The series was criticised by some LGBT+ campaigners for failing to delve into these topics fully, however it did touch upon issues such as recreational drug use, HIV/AIDS and same-sex parenting.

It faced a fierce backlash from conservative critics such as Daily Express’ Peter Hitchens, who at the time called it a piece of “propaganda” aimed to convincing viewers that “homosexuality is normal behaviour.”

Despite this, the series inspired a generation of young LBGBT+ people, many of whom credit the show with helping them to come out.

An American spin-off aired for five series from 2000 until 2005. In December 2018, the US network Bravo announced plans to produce an all-new version, with Davies on board as an executive producer.

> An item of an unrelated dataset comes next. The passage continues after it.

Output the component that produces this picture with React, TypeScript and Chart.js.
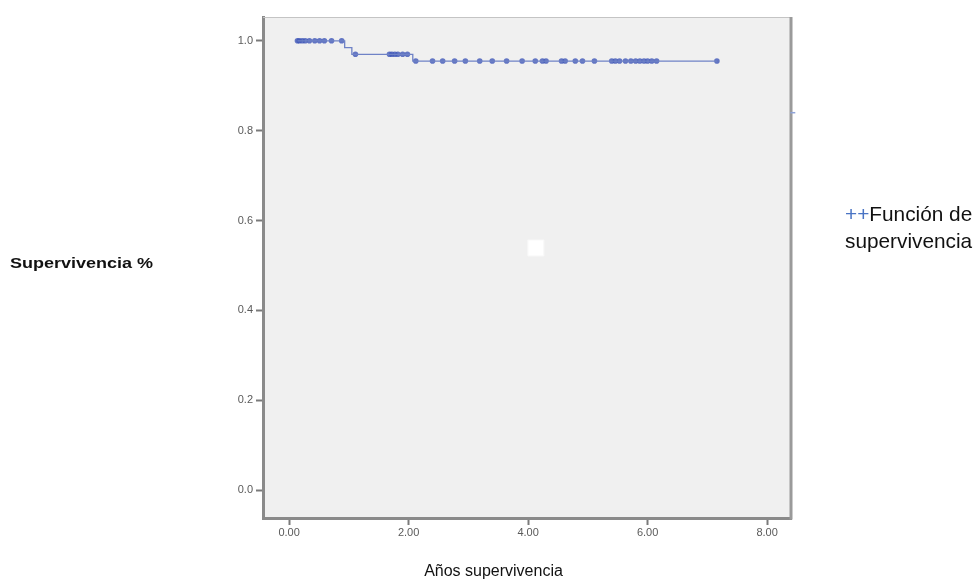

Russell T Davies returns with Years and Years

The Welshman’s latest series, which begins on BBC One on Tuesday (May 14), tells the story of “an ordinary Manchester family” living through an increasingly divisive political climate.

Russell T Davies with producer Nicola Shindler and actor Russell Tovey.
Russell T Davies with producer Nicola Shindler and actor Russell Tovey. (Valery Hache/Getty)

“It starts in 2019 and goes forward 15 years,” Davies told Radio Times.

“So you see where we’re heading. History and society seems to be mad at the moment, it seems to be quite a fevered time. So it’s trying to capture that, it’s trying to guess where we’re going.”

The series stars Russell Tovey, Jessica Hynes, Rory Kinnear, Ruth Madeley, T’Nia Miller and Anne Reid as the Lyons family, while Emma Thompson plays Vivienne Rook, a populist MP described as a “an entertainer, a rebel, a trickster and a terror.”